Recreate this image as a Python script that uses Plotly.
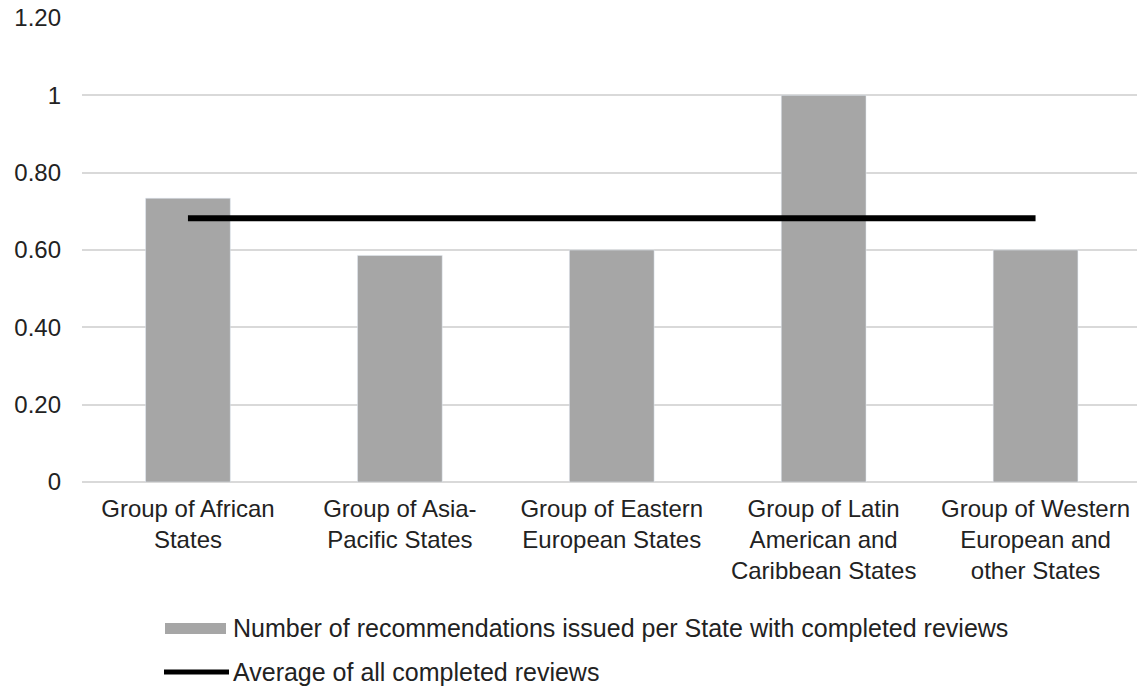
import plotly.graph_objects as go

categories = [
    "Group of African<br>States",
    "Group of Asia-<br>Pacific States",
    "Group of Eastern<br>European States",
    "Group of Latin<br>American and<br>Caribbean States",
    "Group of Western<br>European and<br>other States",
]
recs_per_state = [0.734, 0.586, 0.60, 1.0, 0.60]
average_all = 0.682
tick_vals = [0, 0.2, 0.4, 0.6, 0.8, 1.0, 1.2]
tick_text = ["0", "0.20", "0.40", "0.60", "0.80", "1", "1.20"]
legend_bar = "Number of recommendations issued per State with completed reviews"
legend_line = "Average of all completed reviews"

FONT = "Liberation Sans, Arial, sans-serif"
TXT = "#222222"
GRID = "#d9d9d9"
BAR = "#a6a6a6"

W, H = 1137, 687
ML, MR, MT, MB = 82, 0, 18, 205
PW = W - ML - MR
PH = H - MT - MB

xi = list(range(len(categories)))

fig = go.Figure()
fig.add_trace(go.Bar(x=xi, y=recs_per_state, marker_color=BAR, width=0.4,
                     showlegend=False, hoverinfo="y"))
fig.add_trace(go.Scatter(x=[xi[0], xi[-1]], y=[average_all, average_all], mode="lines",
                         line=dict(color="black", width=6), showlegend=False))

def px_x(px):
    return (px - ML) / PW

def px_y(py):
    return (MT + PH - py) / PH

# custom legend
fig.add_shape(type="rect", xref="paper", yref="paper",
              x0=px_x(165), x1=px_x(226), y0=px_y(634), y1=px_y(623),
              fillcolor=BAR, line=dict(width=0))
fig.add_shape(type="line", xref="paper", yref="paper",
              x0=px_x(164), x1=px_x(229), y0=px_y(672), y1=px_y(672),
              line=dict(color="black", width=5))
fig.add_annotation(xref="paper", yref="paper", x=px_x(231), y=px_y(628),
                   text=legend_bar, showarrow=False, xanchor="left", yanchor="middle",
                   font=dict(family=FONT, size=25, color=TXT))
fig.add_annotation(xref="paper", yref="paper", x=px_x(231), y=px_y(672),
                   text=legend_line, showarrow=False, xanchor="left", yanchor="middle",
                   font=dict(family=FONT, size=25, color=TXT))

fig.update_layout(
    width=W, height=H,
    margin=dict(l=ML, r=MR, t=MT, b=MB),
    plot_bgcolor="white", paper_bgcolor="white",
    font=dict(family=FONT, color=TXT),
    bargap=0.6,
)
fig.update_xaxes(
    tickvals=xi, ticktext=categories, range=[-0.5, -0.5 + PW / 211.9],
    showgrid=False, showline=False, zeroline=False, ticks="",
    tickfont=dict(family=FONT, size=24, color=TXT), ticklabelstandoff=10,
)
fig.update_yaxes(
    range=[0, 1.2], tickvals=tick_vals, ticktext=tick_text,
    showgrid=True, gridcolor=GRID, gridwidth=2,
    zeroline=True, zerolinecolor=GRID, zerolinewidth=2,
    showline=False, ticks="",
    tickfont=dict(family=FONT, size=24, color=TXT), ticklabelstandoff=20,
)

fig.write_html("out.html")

##########

* Problem statement
Your task is to restate word for word the lines from the top of the data to the line containing "import plotly.graph_objects as go", both ends included, with every picture left out.

* Expected answer
Recreate this image as a Python script that uses Plotly.
import plotly.graph_objects as go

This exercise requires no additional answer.